Reproduce the listing below from the line with "Convert this chart to matplotlib code." to the line with "-5.930, -2.270, -9.795]", both lines included, character for character, minus any pictures.

○ ○ ○

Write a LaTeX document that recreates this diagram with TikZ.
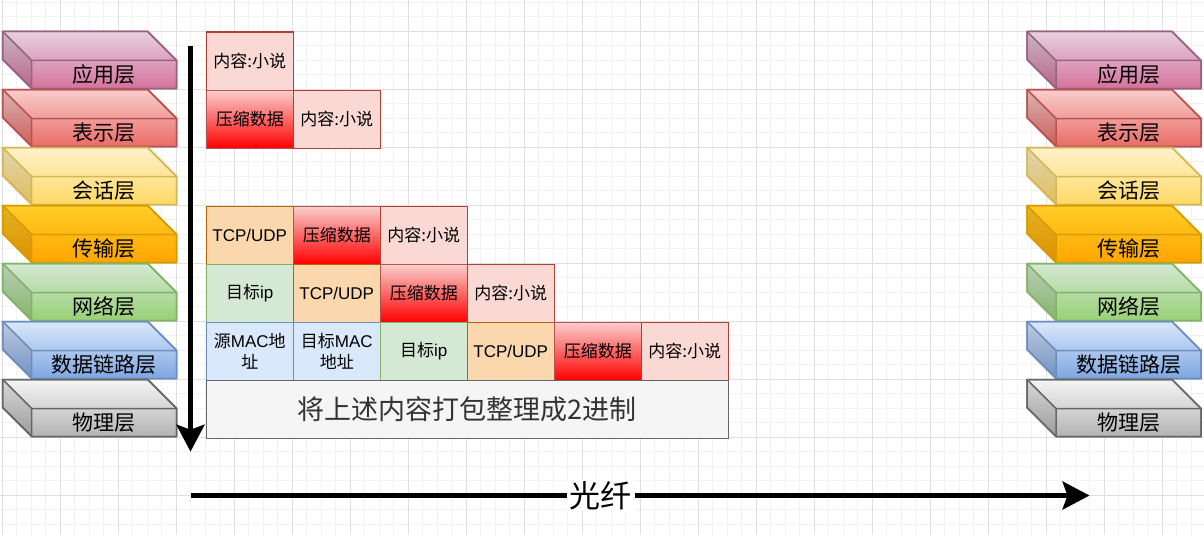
\documentclass[tikz,border=0pt]{standalone}
\usepackage{fontspec}
\setmainfont{Liberation Sans}
\newfontfamily\cjk{Noto Sans CJK SC}
\usetikzlibrary{arrows.meta}

\definecolor{gridMinor}{HTML}{F2F2F2}
\definecolor{gridMajor}{HTML}{E0E0E0}
% layer colours: T top, B bottom, S stroke
\definecolor{appT}{HTML}{E6D0DE}\definecolor{appB}{HTML}{D5739D}\definecolor{appS}{HTML}{996185}
\definecolor{preT}{HTML}{F8CECC}\definecolor{preB}{HTML}{EA6B66}\definecolor{preS}{HTML}{B85450}
\definecolor{sesT}{HTML}{FFF2CC}\definecolor{sesB}{HTML}{FFD966}\definecolor{sesS}{HTML}{D6B656}
\definecolor{traT}{HTML}{FFCD28}\definecolor{traB}{HTML}{FFA500}\definecolor{traS}{HTML}{D79B00}
\definecolor{netT}{HTML}{D5E8D4}\definecolor{netB}{HTML}{97D077}\definecolor{netS}{HTML}{82B366}
\definecolor{lnkT}{HTML}{DAE8FC}\definecolor{lnkB}{HTML}{7EA6E0}\definecolor{lnkS}{HTML}{6C8EBF}
\definecolor{phyT}{HTML}{F5F5F5}\definecolor{phyB}{HTML}{B3B3B3}\definecolor{phyS}{HTML}{666666}
% cell colours
\definecolor{txtF}{HTML}{FAD9D5}\definecolor{txtS}{HTML}{AE4132}
\definecolor{zipT}{HTML}{F8CECC}\definecolor{zipB}{HTML}{FF0000}\definecolor{zipS}{HTML}{B85450}
\definecolor{tcpF}{HTML}{FAD7AC}\definecolor{tcpS}{HTML}{B46504}
\definecolor{ipF}{HTML}{D5E8D4}\definecolor{ipS}{HTML}{82B366}
\definecolor{macF}{HTML}{DAE8FC}\definecolor{macS}{HTML}{6C8EBF}
\definecolor{binF}{HTML}{F5F5F5}\definecolor{binS}{HTML}{666666}\definecolor{binT}{HTML}{333333}

\tikzset{
  layertext/.style={inner sep=0pt, minimum width=145pt, minimum height=28pt, anchor=north west,
    font=\cjk\fontsize{21}{24}\selectfont},
  cell/.style={line width=1.5pt, minimum width=87pt, minimum height=58pt, inner sep=0pt,
    anchor=north west, align=center, font=\fontsize{17}{21}\selectfont},
  txt/.style={cell, fill=txtF, draw=txtS, font=\cjk\fontsize{17}{21}\selectfont},
  zip/.style={cell, top color=zipT, bottom color=zipB, draw=zipS, font=\cjk\fontsize{17}{21}\selectfont},
  tcp/.style={cell, fill=tcpF, draw=tcpS},
  ipc/.style={cell, fill=ipF, draw=ipS},
  mac/.style={cell, fill=macF, draw=macS},
  binbox/.style={line width=1.5pt, fill=binF, draw=binS, text=binT, minimum width=522pt,
    minimum height=58pt, inner sep=0pt, anchor=north west, font=\cjk\fontsize{27}{30}\selectfont},
  bigarrow/.style={line width=4.5pt, -{Stealth[length=27pt,width=28pt,inset=5pt]}},
  fiberlabel/.style={fill=white, inner xsep=3pt, inner ysep=1pt, font=\cjk\fontsize{31}{34}\selectfont},
}

% #1 name, #2 x, #3 y (top), #4 colour prefix, #5 text
\newcommand{\osilayer}[5]{%
  \path[top color=#4T, bottom color=#4B, draw=#4S, line width=1.5pt, line join=round]
    (#2,#3) -- ++(145,0) -- ++(29,29) -- ++(0,28) -- ++(-145,0) -- ++(-29,-29) -- cycle;
  \fill[black, opacity=0.12] (#2,#3) -- ++(29,29) -- ++(0,28) -- ++(-29,-29) -- cycle;
  \draw[#4S, line width=1.5pt, line join=round]
    (#2,#3) -- ++(29,29) -- ++(145,0) ({#2+29},{#3+29}) -- ++(0,28);
  \draw[#4S, line width=1.5pt, line join=round]
    (#2,#3) -- ++(145,0) -- ++(29,29) -- ++(0,28) -- ++(-145,0) -- ++(-29,-29) -- cycle;
  \node[layertext] (#1) at ({#2+29},{#3+29}) {#5};
}

\begin{document}
\begin{tikzpicture}[x=1pt, y=-1pt]
\useasboundingbox (0,0) rectangle (1204,535);
\fill[white] (0,0) rectangle (1204,535);
% grid
\foreach \i in {0,...,82} {\draw[gridMinor, line width=1pt] ({2.3+14.5*\i},0) -- ({2.3+14.5*\i},535);}
\foreach \j in {0,...,36} {\draw[gridMinor, line width=1pt] (0,{2.3+14.5*\j}) -- (1204,{2.3+14.5*\j});}
\foreach \i in {0,...,20} {\draw[gridMajor, line width=1pt] ({2.3+58*\i},0) -- ({2.3+58*\i},535);}
\foreach \j in {0,...,8} {\draw[gridMajor, line width=1pt] (0,{31.3+58*\j}) -- (1204,{31.3+58*\j});}

% left stack
\osilayer{La}{2.7}{31.5}{app}{应用层}
\osilayer{Lb}{2.7}{89.5}{pre}{表示层}
\osilayer{Lc}{2.7}{147.5}{ses}{会话层}
\osilayer{Ld}{2.7}{205.5}{tra}{传输层}
\osilayer{Le}{2.7}{263.5}{net}{网络层}
\osilayer{Lf}{2.7}{321.5}{lnk}{数据链路层}
\osilayer{Lg}{2.7}{379.5}{phy}{物理层}
% right stack
\osilayer{Ra}{1027}{31.5}{app}{应用层}
\osilayer{Rb}{1027}{89.5}{pre}{表示层}
\osilayer{Rc}{1027}{147.5}{ses}{会话层}
\osilayer{Rd}{1027}{205.5}{tra}{传输层}
\osilayer{Re}{1027}{263.5}{net}{网络层}
\osilayer{Rf}{1027}{321.5}{lnk}{数据链路层}
\osilayer{Rg}{1027}{379.5}{phy}{物理层}

% packet cells
\node[txt] (c11) at (205.5,31.5) {内容:小说};

\node[zip] (c21) at (205.5,89.5) {压缩数据};
\node[txt] (c22) at (292.5,89.5) {内容:小说};

\node[tcp] (c41) at (205.5,205.5) {TCP/UDP};
\node[zip] (c42) at (292.5,205.5) {压缩数据};
\node[txt] (c43) at (379.5,205.5) {内容:小说};

\node[ipc] (c51) at (205.5,263.5) {{\cjk 目标}ip};
\node[tcp] (c52) at (292.5,263.5) {TCP/UDP};
\node[zip] (c53) at (379.5,263.5) {压缩数据};
\node[txt] (c54) at (466.5,263.5) {内容:小说};

\node[mac] (c61) at (205.5,321.5) {{\cjk 源}MAC{\cjk 地}\\{\cjk 址}};
\node[mac] (c62) at (292.5,321.5) {{\cjk 目标}MAC\\{\cjk 地址}};
\node[ipc] (c63) at (379.5,321.5) {{\cjk 目标}ip};
\node[tcp] (c64) at (466.5,321.5) {TCP/UDP};
\node[zip] (c65) at (553.5,321.5) {压缩数据};
\node[txt] (c66) at (640.5,321.5) {内容:小说};

\node[binbox] (bin) at (205.5,379.5) {将上述内容打包整理成2进制};

% arrows
\coordinate (vs) at (190.5,46);
\coordinate (ve) at (190.5,451.7);
\draw[bigarrow] (vs) -- (ve);

\coordinate (hs) at (191,495.5);
\coordinate (he) at (1089.5,495.5);
\draw[bigarrow] (hs) -- node[pos=0.4558, fiberlabel] (fiber) {光纤} (he);
\end{tikzpicture}
\end{document}
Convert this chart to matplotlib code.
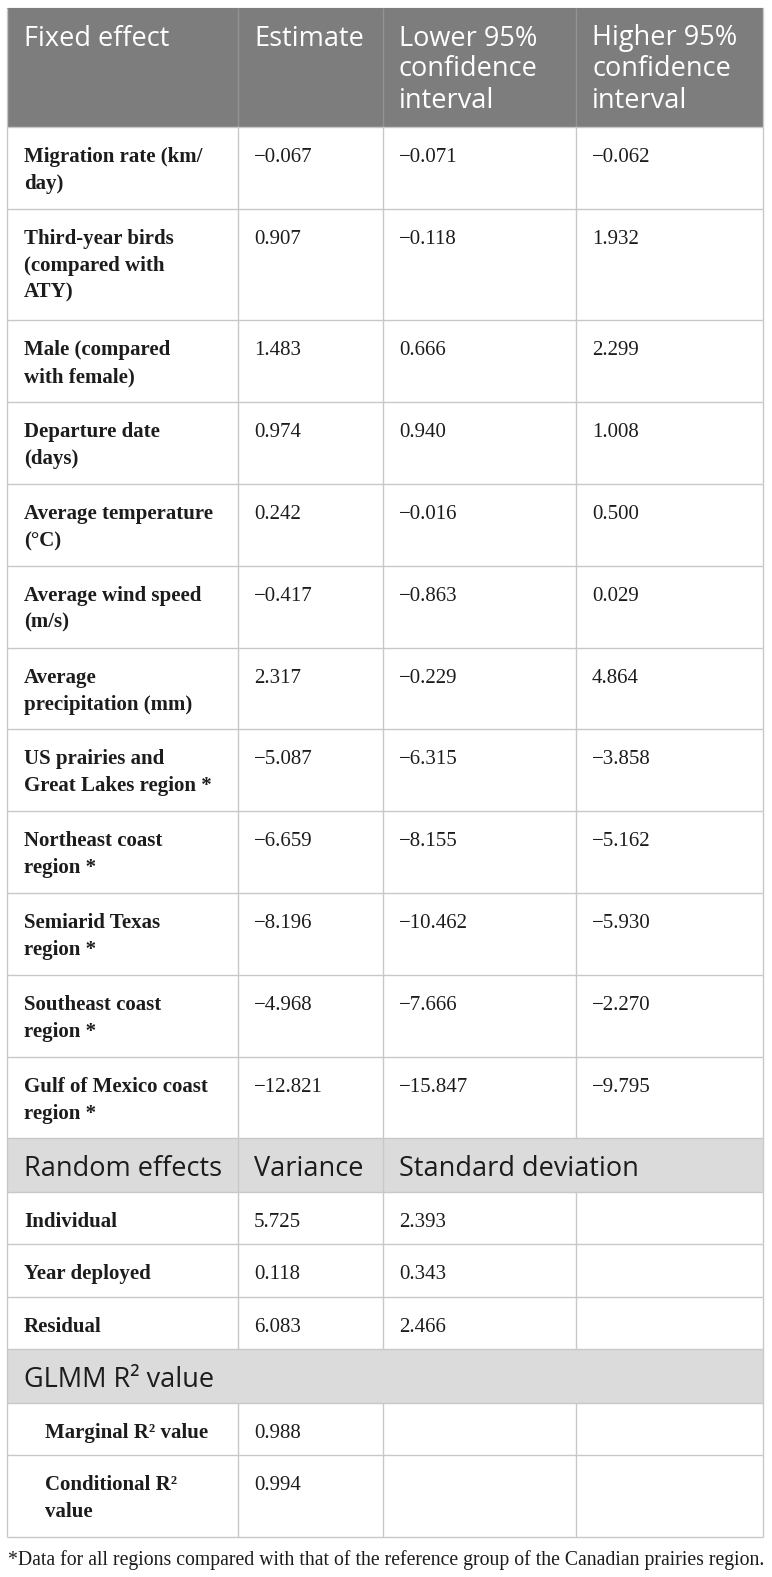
import matplotlib
matplotlib.use("Agg")
import matplotlib.pyplot as plt
from matplotlib.patches import Rectangle

# ---------- DATA ----------
header = ["Fixed effect", "Estimate", "Lower 95%\nconfidence\ninterval", "Higher 95%\nconfidence\ninterval"]

fixed_effects = [
    "Migration rate (km/\nday)",
    "Third-year birds\n(compared with\nATY)",
    "Male (compared\nwith female)",
    "Departure date\n(days)",
    "Average temperature\n(°C)",
    "Average wind speed\n(m/s)",
    "Average\nprecipitation (mm)",
    "US prairies and\nGreat Lakes region *",
    "Northeast coast\nregion *",
    "Semiarid Texas\nregion *",
    "Southeast coast\nregion *",
    "Gulf of Mexico coast\nregion *",
]
estimate = [-0.067, 0.907, 1.483, 0.974, 0.242, -0.417, 2.317, -5.087, -6.659, -8.196, -4.968, -12.821]
lower_ci = [-0.071, -0.118, 0.666, 0.940, -0.016, -0.863, -0.229, -6.315, -8.155, -10.462, -7.666, -15.847]
higher_ci = [-0.062, 1.932, 2.299, 1.008, 0.500, 0.029, 4.864, -3.858, -5.162, -5.930, -2.270, -9.795]

random_header = ["Random effects", "Variance", "Standard deviation"]
random_effects = ["Individual", "Year deployed", "Residual"]
variance = [5.725, 0.118, 6.083]
std_dev = [2.393, 0.343, 2.466]

glmm_header = "GLMM R² value"
glmm_rows = ["Marginal R² value", "Conditional R²\nvalue"]
glmm_values = [0.988, 0.994]

footnote = "*Data for all regions compared with that of the reference group of the Canadian prairies region."

# ---------- STYLE ----------
SANS = "Open Sans"
SERIF = "Liberation Serif"
DARK_BG = "#7d7d7d"
LIGHT_BG = "#dbdbdb"
GRID = "#c8c8c8"
TEXT = "#1c1c1c"

col_edges = [7, 238, 383, 576, 763]
top = 8


def fmt(v):
    return f"{v:.3f}".replace("-", "\u2212")


def nlines(cells):
    return max(c.count("\n") + 1 for c in cells)


# build row list: (kind, cells, inner column lines drawn)
rows = [("head", header, [1, 2, 3])]
for lab, e, lo, hi in zip(fixed_effects, estimate, lower_ci, higher_ci):
    rows.append(("body", [lab, fmt(e), fmt(lo), fmt(hi)], [1, 2, 3]))
rows.append(("sub", random_header, [1, 2]))
for lab, v, s in zip(random_effects, variance, std_dev):
    rows.append(("body", [lab, fmt(v), fmt(s), ""], [1, 2, 3]))
rows.append(("sub", [glmm_header], []))
for lab, v in zip(glmm_rows, glmm_values):
    rows.append(("indent", [lab, fmt(v), "", ""], [1, 2, 3]))

# ---------- DRAW ----------
fig = plt.figure(figsize=(7.72, 15.77), dpi=100)
ax = fig.add_axes([0, 0, 1, 1])
ax.set_xlim(0, 772)
ax.set_ylim(1577, 0)
ax.axis("off")

y = top
for kind, cells, inner in rows:
    n = nlines(cells)
    if kind == "head":
        h = 26 + 31 * n
    elif kind == "sub":
        h = 53.5
    else:
        h = 22.2 + 29.8 * n
        if n == 1:
            h = 52.5

    if kind in ("head", "sub"):
        ax.add_patch(Rectangle((col_edges[0], y), col_edges[-1] - col_edges[0], h,
                               facecolor=DARK_BG if kind == "head" else LIGHT_BG,
                               edgecolor="none", zorder=1))

    # grid lines
    line_col = "#939393" if kind == "head" else GRID
    for i in inner:
        ax.vlines(col_edges[i], y, y + h, color=line_col, lw=1.0, zorder=2)
    ax.vlines([col_edges[0], col_edges[-1]], y, y + h, color=GRID, lw=1.0, zorder=2)
    ax.hlines(y + h, col_edges[0], col_edges[-1], color=GRID, lw=1.0, zorder=2)

    # text
    for ci, txt in enumerate(cells):
        if not txt:
            continue
        x = col_edges[ci] + (17 if ci == 0 else 16)
        if kind == "indent" and ci == 0:
            x = col_edges[0] + 38
        if kind in ("head", "sub"):
            color = "white" if kind == "head" else TEXT
            for li, part in enumerate(txt.split("\n")):
                ax.text(x, y + 37.5 + li * 31, part, fontsize=19.5, family=SANS,
                        color=color, va="baseline", ha="left", zorder=3)
        else:
            weight = "bold" if ci == 0 else "normal"
            for li, part in enumerate(txt.split("\n")):
                ax.text(x, y + 35 + li * 27, part, fontsize=15, family=SERIF,
                        weight=weight, color=TEXT, va="baseline", ha="left", zorder=3)
    y += h

ax.hlines(top, col_edges[0], col_edges[-1], color=GRID, lw=1.0, zorder=0)

# footnote
ax.text(col_edges[0] + 1, 1565, footnote, fontsize=14.2, family=SERIF,
        color=TEXT, va="baseline", ha="left")

fig.savefig("out.png", dpi=100)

○ ○ ○

** Task solution **
Convert this chart to matplotlib code.
import matplotlib
matplotlib.use("Agg")
import matplotlib.pyplot as plt
from matplotlib.patches import Rectangle

# ---------- DATA ----------
header = ["Fixed effect", "Estimate", "Lower 95%\nconfidence\ninterval", "Higher 95%\nconfidence\ninterval"]

fixed_effects = [
    "Migration rate (km/\nday)",
    "Third-year birds\n(compared with\nATY)",
    "Male (compared\nwith female)",
    "Departure date\n(days)",
    "Average temperature\n(°C)",
    "Average wind speed\n(m/s)",
    "Average\nprecipitation (mm)",
    "US prairies and\nGreat Lakes region *",
    "Northeast coast\nregion *",
    "Semiarid Texas\nregion *",
    "Southeast coast\nregion *",
    "Gulf of Mexico coast\nregion *",
]
estimate = [-0.067, 0.907, 1.483, 0.974, 0.242, -0.417, 2.317, -5.087, -6.659, -8.196, -4.968, -12.821]
lower_ci = [-0.071, -0.118, 0.666, 0.940, -0.016, -0.863, -0.229, -6.315, -8.155, -10.462, -7.666, -15.847]
higher_ci = [-0.062, 1.932, 2.299, 1.008, 0.500, 0.029, 4.864, -3.858, -5.162, -5.930, -2.270, -9.795]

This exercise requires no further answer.